The findings of fact recorded by both the Courts below were based on proper appreciation of evidence and the material on record and there was neither illegality nor irregularity in those findings and therefore, the findings do not require to be upset. Further, the existence of a substantial question of law is a sine qua non for the exercise of jurisdiction by this Court as per Section 100 of Code of Civil Procedure.

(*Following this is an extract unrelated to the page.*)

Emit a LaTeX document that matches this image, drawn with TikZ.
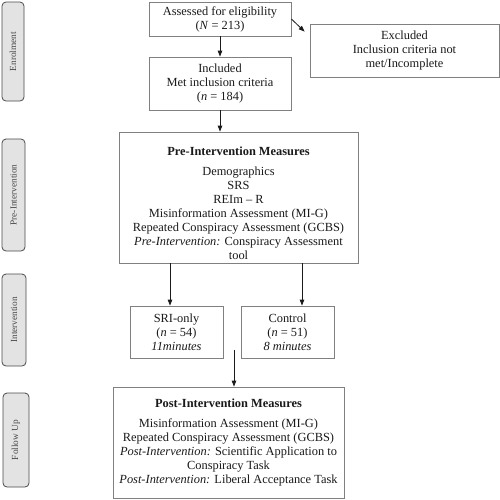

The questions raised, strictly speaking, are not even pure questions of law, let alone substantial questions of law. 23. On considering the entire material on record, this Court finds that no substantial question of law is involved in the second appeal and resultantly, the same is liable to be dismissed at the stage of admission. 24. In the result, the second appeal is dismissed at the stage of admission, confirming the judgments and decrees of both the Courts below. Four months’ time is granted to the appellant/defendant to deliver vacant possession of the plaint schedule property to the respondent/plaintiff, failing which the plaintiff is entitled to take necessary steps as per law. Pending applications, if any, shall stand closed. Each party do bear their own costs in the second appeal.